NVC provides a structured approach that encourages safe and empathetic communication, which is essential for trauma recovery. By focusing on empathy, honesty, and connection, NVC helps individuals navigate their emotions and interactions with greater awareness and compassion.

The Four Components of NVC in Trauma Recovery

  1. Observations: Trauma survivors often have heightened sensitivity to their environment. NVC encourages neutral observations without judgment, which can help individuals focus on the present moment rather than being overwhelmed by past experiences. Example: “I notice that my heart races when I hear loud noises.”
  2. Feelings: Trauma can cause a wide range of intense emotions. NVC encourages individuals to identify and express their feelings without self-judgment or shame, which is crucial for emotional healing. Example: “I feel scared and anxious when I’m in crowded places.”
  3. Needs: Trauma often disconnects individuals from their basic needs. NVC helps individuals reconnect with and articulate their needs, fostering a sense of self-awareness and self-care. Example: “I need a sense of safety and calm in my environment.”
  4. Requests: Making requests is about taking actionable steps towards meeting one’s needs. NVC encourages individuals to make clear, specific, and respectful requests to others, helping them regain a sense of control and agency. Example: “Could we lower the volume of the music? It would help me feel more comfortable.”

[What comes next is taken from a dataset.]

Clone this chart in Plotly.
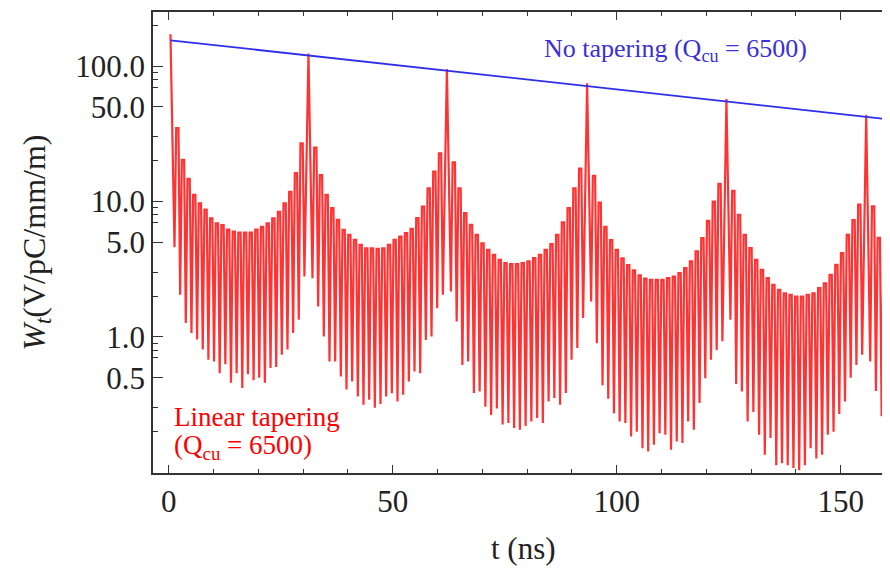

Practical Applications of NVC in Trauma Recovery

  1. Self-Empathy: Self-empathy involves turning NVC’s principles inward to connect with your own feelings and needs. This practice is particularly beneficial for trauma survivors, as it fosters self-compassion and emotional regulation as well as awareness. Example: “I’m feeling overwhelmed right now. I need peace and safety. I am going to take a few moments to breathe and ground myself.”
  2. Empathetic Listening: Trauma survivors often benefit from being heard without judgment. Practicing empathetic listening helps build trust and understanding in relationships, which is vital for healing. Example: “I hear that you’re feeling hurt and lonely. I’m guessing you want some care and connection with others. I hope you know that I’m here to listen and support you.”
  3. Creating Safe Spaces: Establishing a safe and supportive environment is crucial for trauma recovery. Use NVC to create spaces where individuals are respected and understood, promoting healing and growth. Example: “Let’s set some boundaries for our conversation so you have a sense of safety and respect.”
  4. Rebuilding Trust: Trauma can erode trust in oneself and others. NVC helps rebuild trust by encouraging honest and compassionate communication, which can strengthen relationships and foster a sense of security. Example: “I value our relationship and want to ensure we both are safe and heard when we communicate.”

Applying Nonviolent Communication principles in trauma recovery can significantly enhance the healing process. By fostering empathy, self-awareness, and respectful communication, NVC helps trauma survivors reconnect with their emotions and needs, rebuild trust, and establish meaningful connections. Whether you are a survivor or a support person, incorporating NVC into your interactions can create a more compassionate and healing environment, facilitating recovery and resilience.